Sun-young bobbed her head along. "I see."

"So, with the help of the government computer scientists, great guys by the way, we wrote an algorithm that detected patterns in the way the encryption altered certain blocks of data. These minute alterations can lead to partial information about the primes used, enough to narrow down the potential range of factors significantly. There's still a lot of brute forcing involved but it turned RSA decrypting from impossible to possible."

"I get it. Abstract algebra, and knowledge of primes and multiplicative groups."

"Some statistics too."

"Like entropy?" When Kazi nodded, Sun-young hummed. "Discrete mathematics to create ciphers and statistics to break them. Am I getting this right?"

"Yeah, yeah, exactly!" 

Sun-young understood. Of course she did, she was well-educated and well-versed in language arts, math, English, and law. It wasn't until he got into the nitty-gritty that his explanations started to wear her down. 

For the first fifteen minutes, everything was okay. Kazi was able to talk with a smile. Bit by bit, as the conversation got more complicated, his smile faded. Sun-young was failing to understand. Even as he did his best to explain in simple terms, she had no idea what he was talking about and awkwardly nodded her head along. 

"I think I get it," Sun-young said, though her tone suggested otherwise.

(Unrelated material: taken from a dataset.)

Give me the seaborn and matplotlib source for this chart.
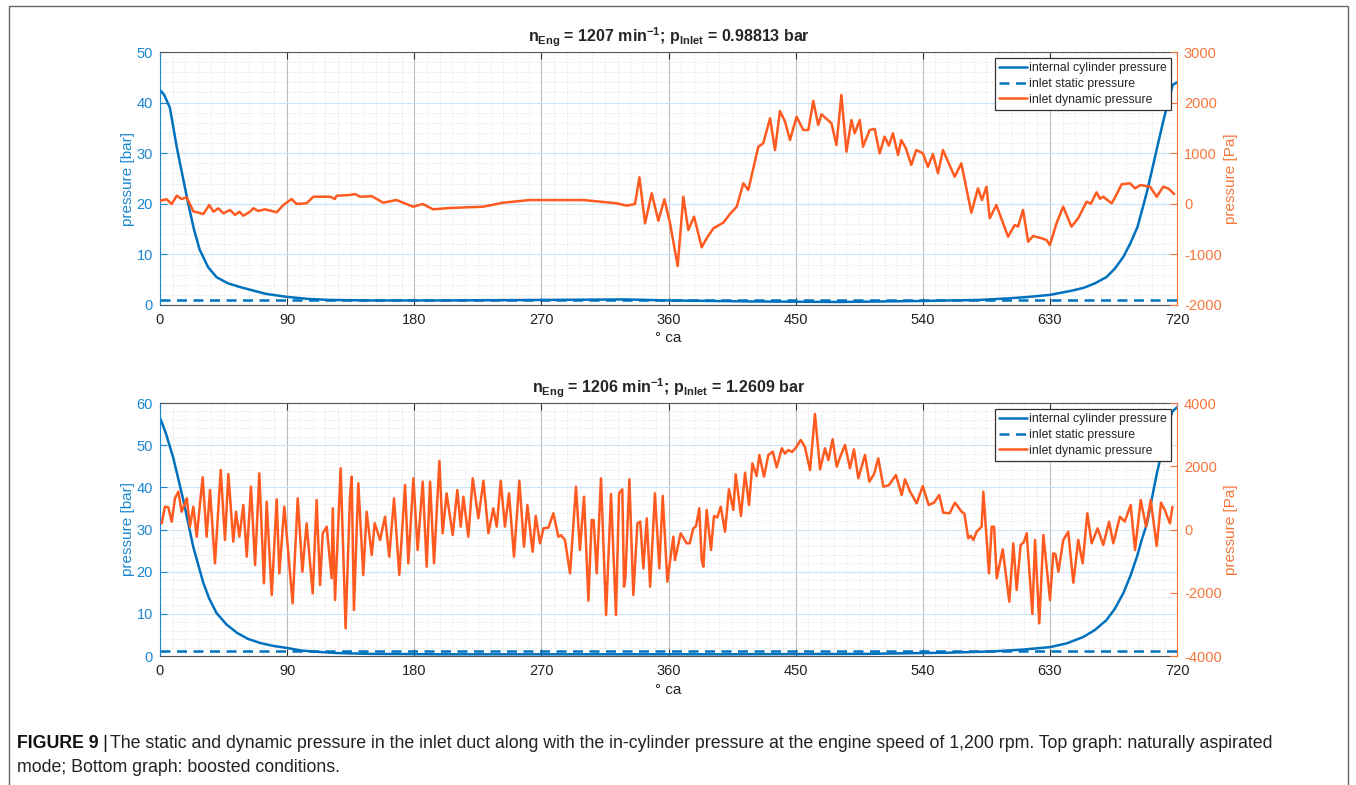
import matplotlib
matplotlib.use("Agg")
import matplotlib.pyplot as plt
import seaborn as sns
from matplotlib.ticker import MultipleLocator, FixedLocator
from matplotlib.patches import Rectangle
from matplotlib.lines import Line2D

sns.set_style("white")
plt.rcParams['font.family'] = ['Liberation Sans', 'DejaVu Sans']
plt.rcParams['mathtext.fontset'] = 'custom'
plt.rcParams['mathtext.rm'] = 'Liberation Sans'
plt.rcParams['mathtext.bf'] = 'Liberation Sans:bold'
plt.rcParams['mathtext.it'] = 'Liberation Sans:italic'
plt.rcParams['axes.unicode_minus'] = False

# ---------------- data ----------------
x_ticks = [0, 90, 180, 270, 360, 450, 540, 630, 720]
legend_labels = ["internal cylinder pressure", "inlet static pressure", "inlet dynamic pressure"]

# top panel (naturally aspirated)
top_title_speed = 1207
top_static_bar = 0.98813
top_cyl_deg = [0, 3, 7, 12, 16, 20, 24, 28, 34, 40, 48, 56, 64, 75, 90, 105, 120, 150, 200, 270,
               330, 360, 420, 480, 540, 580, 600, 615, 630, 645, 654, 662, 670, 676, 682, 687,
               692, 696, 699, 703, 706, 710, 714, 717, 720]
top_cyl_bar = [42.5, 41.5, 39, 31, 25.5, 20, 15, 11, 7.5, 5.5, 4.3, 3.6, 3.0, 2.2, 1.6, 1.2, 1.0,
               0.9, 0.9, 1.0, 1.1, 0.9, 0.7, 0.6, 0.8, 1.0, 1.3, 1.6, 2.0, 2.8, 3.4, 4.3, 5.5, 7.2,
               9.5, 12.2, 15.4, 19.5, 22.7, 27.5, 31.2, 36, 40.5, 43.5, 44]
top_dyn_deg = [0, 4.7, 8.3, 11.8, 15.3, 18.9, 23.6, 30.7, 34.9, 37.8, 41.3, 44.8, 49.6, 53.1,
               56.2, 59, 63.7, 66.1, 69.6, 74.3, 82.6, 87.3, 93.2, 96.7, 103.8, 108.6, 120.4,
               123.8, 125.1, 134.5, 138, 141.6, 150, 158, 167.4, 179.2, 186, 193.4, 205.2, 228.8,
               243, 261.9, 276, 299.7, 323.3, 330.4, 336.3, 339.4, 343.4, 348.1, 352.8, 357.1,
               361.1, 366.5, 370.5, 374, 378.1, 383.5, 387, 391.8, 398.8, 403.5, 408.3, 413,
               416.5, 423.6, 427.1, 431.9, 435.4, 438.9, 442.5, 446, 450.7, 455.4, 459, 462.5,
               466, 468.3, 471, 475.4, 478.9, 482.4, 486, 489.5, 491.8, 495.4, 497.7, 502.4,
               506, 509.5, 513, 516, 518.9, 522.5, 524.8, 528, 531.9, 535.4, 540, 543.7, 547.2,
               550.8, 554.3, 559, 562.6, 567.3, 569.5, 574.4, 579.1, 581.9, 585.1, 587.4, 592.1,
               600.4, 605.1, 607.5, 611, 614.6, 618.1, 624, 627.6, 630, 634.7, 639.4, 645.3,
               650, 656, 659, 663, 665.5, 667.8, 673.7, 676, 680.8, 686.7, 690.3, 694, 700.9,
               705.6, 710.3, 714, 718]
top_dyn_pa = [60, 89, -4, 160, 95, 128, -148, -202, -24, -156, -89, -188, -122, -221, -156,
              -235, -156, -89, -142, -109, -168, -24, 95, -4, 10, 140, 140, 95, 160, 174, 194,
              140, 150, 22, 75, -57, -4, -109, -83, -57, 22, 75, 75, 75, 10, -37, -4, 524, -386,
              208, -334, 89, -386, -1230, 140, -518, -254, -860, -682, -484, -373, -202, -57,
              405, 273, 1128, 1196, 1690, 1063, 1834, 1623, 1261, 1721, 1458, 1460, 2032, 1557,
              1768, 1700, 1590, 1162, 2150, 1030, 1656, 1393, 1656, 1128, 1458, 1480, 998,
              1327, 1150, 1393, 964, 1261, 1100, 767, 1063, 1000, 733, 984, 603, 1063, 767, 536,
              800, 500, -175, 306, 75, 338, -287, -24, -650, -419, -450, -122, -749, -636, -680,
              -715, -814, -386, -57, -452, -287, 42, 0, 227, 100, 140, 10, 120, 385, 405, 306,
              370, 338, 140, 338, 300, 194]

# bottom panel (boosted)
bot_title_speed = 1206
bot_static_bar = 1.2609
bot_cyl_deg = [0, 4, 9.4, 16.5, 23.6, 30.7, 35, 40, 47, 54.5, 62, 70.8, 80, 90, 100, 111, 125,
               150, 200, 300, 400, 500, 560, 590, 610, 630, 642, 653.6, 662, 670, 676, 682, 687,
               691.6, 695, 698.8, 702, 705.8, 709, 712, 716.5, 720]
bot_cyl_bar = [56.5, 53, 47, 37, 25.8, 17.3, 13.5, 10.2, 7.5, 5.5, 4.1, 3.1, 2.4, 1.9, 1.3, 1.0,
               0.7, 0.5, 0.4, 0.4, 0.4, 0.5, 0.8, 1.1, 1.5, 2.1, 3.0, 4.5, 6.2, 8.5, 11.2, 14.9,
               19, 23.5, 27.5, 31.5, 37, 43.4, 48, 52, 57.9, 59]
bot_dyn_deg = [1.2, 3.5, 5.9, 8.3, 10.6, 13, 15.3, 17.7, 19, 21.2, 23.6, 26, 30.2, 33, 35.4,
               38.9, 43, 46, 48.4, 51.9, 53.8, 56.2, 59, 61.4, 64.4, 67.3, 70.3, 73.6, 75.5,
               79.1, 82.6, 84.5, 88, 93.9, 97.5, 100.8, 103.8, 108.1, 110.9, 113.3, 115.2, 118,
               121.5, 122.3, 123.9, 127.9, 131.4, 134.5, 135.7, 137.3, 140.4, 143.9, 146.3,
               149.9, 152, 155.8, 159.3, 162.3, 165.7, 169.4, 173.5, 175.8, 179.4, 182.4, 186,
               188.8, 191.2, 194, 197.8, 200.1, 202.9, 207.2, 210.5, 212.9, 214.8, 218.3, 221.4,
               225.4, 229, 232.5, 236, 238.4, 241.2, 244.2, 247.1, 250.6, 254.4, 257.7, 260.1,
               263.8, 266, 269, 271.5, 275, 278.5, 282, 284, 286.7, 290.3, 294.5, 297.3, 300.2,
               303.3, 305.6, 307, 309.2, 312.2, 315.8, 319.3, 322.8, 325, 327.3, 328.5, 329.5,
               332.3, 335.1, 338, 340, 342.2, 344.6, 347, 350.4, 353.5, 355.9, 359.2, 363.4,
               364.6, 368.6, 372.9, 375, 377.6, 379.5, 381.8, 383.5, 384.7, 387, 390.1, 392.2,
               394.5, 397, 400, 402.8, 405.9, 407.6, 411.3, 414.2, 417, 419.4, 422.4, 424.3,
               427.6, 430.7, 433.8, 436.6, 440.2, 442.5, 444.8, 447.5, 450.7, 453.6, 456.5,
               460.2, 463.7, 467.3, 470.8, 473.2, 476.2, 479.1, 482, 485, 488.5, 491.3, 494.4,
               499.1, 502.2, 505.5, 508.5, 512.1, 516, 521, 525.1, 527.4, 531, 535.7, 540,
               544.2, 548, 551.7, 554.5, 559, 562.8, 567.5, 569.5, 572.2, 574, 575.8, 578.2,
               581.7, 582.9, 586.9, 588.8, 590.5, 592.4, 596.6, 601.3, 604.1, 606.5, 609.3,
               611.5, 613.6, 617.6, 619.5, 622.5, 625.4, 630.1, 632.4, 634, 636, 639.5, 643,
               646.6, 650.1, 653.2, 656.5, 659.6, 663.8, 667.8, 671.9, 674.9, 679.6, 683, 687.2,
               690.3, 694.3, 698.1, 701.4, 705.6, 708.7, 711.5, 715, 716.8]
bot_dyn_pa = [196, 721, 700, 247, 987, 1196, 563, 828, 987, 89, 721, -228, 1650, -228, 1249,
              -1070, 1882, -332, 1755, -385, 563, -228, 775, -860, 1355, -1123, 1776, -1702, 880,
              -2071, 955, -1386, 721, -2335, 987, -1333, 196, -2018, 933, -1755, -120, 89,
              -1544, 670, -2229, 1935, -3124, 1037, 1670, -2545, 1461, -1438, 563, -806, 200,
              -332, 405, -860, 987, -1438, 1407, -1070, 1619, -648, 1513, -1175, 1513, -1070,
              2166, -120, 1144, -174, 1249, 89, 1037, -228, 1619, 354, 1543, -120, 670, 89,
              1543, 89, 1144, -860, 1543, -543, 775, -702, 427, -437, 38, 60, 512, -228, -180,
              -332, -1386, 1355, -648, 1037, -2250, 300, 300, -1386, 1619, -2704, 1122, -2704,
              1144, 1270, -1808, -1500, 1587, -2071, 196, 250, -1228, 354, -1808, 1144, -1228,
              1059, -1649, -228, -966, -120, -437, -437, 38, 100, 670, -966, -1175, 617, -648,
              427, 380, 721, -69, 1270, 617, 1745, 427, 1797, 775, 2092, 1692, 2356, 1671, 2356,
              2461, 1966, 2567, 2400, 2514, 2450, 2620, 2830, 2620, 1882, 3652, 1903, 2567, 2198,
              2852, 1987, 2350, 2672, 1935, 2535, 1619, 2356, 1513, 1750, 2250, 1355, 1400,
              1723, 1091, 1587, 1200, 828, 1375, 775, 850, 1091, 532, 512, 849, 563, 500, -280,
              -200, -332, -69, 89, 1196, -1386, 89, 89, -1544, -627, -2282, -437, -1913, -490,
              -400, -120, -2672, -332, -2967, -174, -2229, -753, -780, -1333, -332, -69, -1681,
              -332, -1070, 512, -437, 38, -490, 247, -437, 405, 250, 775, -648, 933, 89, 933,
              -522, 849, 600, 196, 721]

caption_bold = "FIGURE 9"
caption_line1 = ("The static and dynamic pressure in the inlet duct along with the in-cylinder "
                 "pressure at the engine speed of 1,200 rpm. Top graph: naturally aspirated")
caption_line2 = "mode; Bottom graph: boosted conditions."

# ---------------- style ----------------
BLUE = "#0072BD"
LBLUE = "#1a87d0"
ORANGE = "#FF5A1F"
LORANGE = "#F5753A"
SPINE = "#555555"

W, H = 1356, 785
fig = plt.figure(figsize=(W / 100, H / 100), dpi=100)


def px_axes(left, top, right, bottom):
    return fig.add_axes([left / W, 1 - bottom / H, (right - left) / W, (bottom - top) / H])


def panel(ax, cyl_x, cyl_y, static, dyn_x, dyn_y, ylim_l, ylim_r, r_step, title):
    sns.lineplot(x=cyl_x, y=cyl_y, ax=ax, color=BLUE, lw=1.8, estimator=None, errorbar=None)
    sns.lineplot(x=[x_ticks[0], x_ticks[-1]], y=[static, static], ax=ax, color=BLUE, lw=1.8,
                 estimator=None, errorbar=None)
    ax.lines[-1].set_dashes([4, 2.6])
    ax.set_xlim(x_ticks[0], x_ticks[-1])
    ax.set_ylim(*ylim_l)
    ax.xaxis.set_major_locator(FixedLocator(x_ticks))
    ax.xaxis.set_minor_locator(MultipleLocator(9))
    ax.yaxis.set_major_locator(MultipleLocator(10))
    ax.yaxis.set_minor_locator(MultipleLocator(2))
    ax.grid(which='major', axis='x', color='#bdbdbd', lw=0.8, ls='-')
    ax.grid(which='major', axis='y', color='#cde3f4', lw=0.8, ls='-')
    ax.grid(which='minor', color='#dcdcdc', lw=0.6, ls=':')
    ax.set_axisbelow(True)
    ax.tick_params(axis='y', which='major', direction='in', colors=LBLUE, labelsize=10.5,
                   length=5, width=0.8, pad=5)
    ax.tick_params(axis='x', which='major', direction='in', top=True, bottom=True, length=5,
                   width=0.8, color='#333333', labelcolor='#222222', labelsize=10.5, pad=6)
    ax.tick_params(which='minor', length=0)
    for s in ('top', 'bottom'):
        ax.spines[s].set_color(SPINE)
        ax.spines[s].set_linewidth(0.8)
    ax.spines['left'].set_color(LBLUE)
    ax.spines['left'].set_linewidth(0.8)
    ax.spines['right'].set_visible(False)
    ax.set_ylabel("pressure [bar]", color=LBLUE, fontsize=11, labelpad=1)
    ax.set_xlabel("° ca", color='#222222', fontsize=11, labelpad=3)
    ax.set_title(title, fontsize=11.5, fontweight='bold', pad=7)

    ax2 = ax.twinx()
    sns.lineplot(x=dyn_x, y=dyn_y, ax=ax2, color=ORANGE, lw=1.8, estimator=None, errorbar=None)
    ax2.set_ylim(*ylim_r)
    ax2.yaxis.set_major_locator(MultipleLocator(r_step))
    ax2.tick_params(axis='y', which='major', direction='in', colors=LORANGE, labelsize=10.5,
                    length=5, width=0.8, pad=5)
    ax2.tick_params(which='minor', length=0)
    for s in ('top', 'bottom', 'left'):
        ax2.spines[s].set_visible(False)
    ax2.spines['right'].set_color(LORANGE)
    ax2.spines['right'].set_linewidth(0.8)
    ax2.set_ylabel("pressure [Pa]", color=LORANGE, fontsize=11, labelpad=2)
    ax2.set_xlim(x_ticks[0], x_ticks[-1])

    handles = [Line2D([], [], color=BLUE, lw=1.8),
               Line2D([], [], color=BLUE, lw=1.8, dashes=[4, 2.6]),
               Line2D([], [], color=ORANGE, lw=1.8)]
    leg = ax2.legend(handles, legend_labels, loc='upper right', fontsize=8.8, frameon=True,
                     fancybox=False, framealpha=1, edgecolor='#333333', labelspacing=0.3,
                     handlelength=2.3, handletextpad=0.15, borderpad=0.35, borderaxespad=0.5)
    leg.get_frame().set_linewidth(0.9)
    return ax2


ax_top = px_axes(160, 52, 1177, 305)
panel(ax_top, top_cyl_deg, top_cyl_bar, top_static_bar, top_dyn_deg, top_dyn_pa,
      (0, 50), (-2000, 3000), 1000,
      r"$\mathbf{n_{Eng}}$ = %d min$\mathbf{^{-1}}$; $\mathbf{p_{Inlet}}$ = %s bar"
      % (top_title_speed, "0.98813"))

ax_bot = px_axes(160, 403, 1177, 656)
panel(ax_bot, bot_cyl_deg, bot_cyl_bar, bot_static_bar, bot_dyn_deg, bot_dyn_pa,
      (0, 60), (-4000, 4000), 2000,
      r"$\mathbf{n_{Eng}}$ = %d min$\mathbf{^{-1}}$; $\mathbf{p_{Inlet}}$ = %s bar"
      % (bot_title_speed, "1.2609"))

# frame around the figure
fig.patches.append(Rectangle((8.5 / W, -0.05), (1348 - 8.5) / W, 1.05 - 6 / H,
                             transform=fig.transFigure, fill=False, edgecolor='#666666',
                             lw=1.0, zorder=0))

# caption
renderer = fig.canvas.get_renderer()
y1 = 1 - 743 / H
y2 = 1 - 767 / H
CAP = 12.8
t_b = fig.text(17 / W, y1, caption_bold, fontsize=CAP, fontweight='bold', va='center',
               ha='left', color='#111111')
bb = t_b.get_window_extent(renderer)
t_sep = fig.text((bb.x1 + 4) / W, y1, "|", fontsize=CAP + 1, va='center', ha='left',
                 color='#111111')
bb2 = t_sep.get_window_extent(renderer)
fig.text((bb2.x1 + 2) / W, y1, caption_line1, fontsize=CAP, va='center', ha='left',
         color='#222222')
fig.text(17 / W, y2, caption_line2, fontsize=CAP, va='center', ha='left', color='#222222')

fig.savefig("out.png", dpi=100)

Kazi chuckled softly, deciding to end it with a joke. "You know, there's a joke among cryptographers: Why do we always get invited to parties? Because we're really good at keeping secrets!"

Blank face. She did not find that funny in the slightest.

Kazi smiled again, though it was a bit more subdued. "Ahem, anyway, you should get back to meditating. Maybe next time we can talk about something less cryptic!"

Eh?

Eh?

Another attempt at a joke. Sun-young's smile returned, albeit a bit strained. "Sure."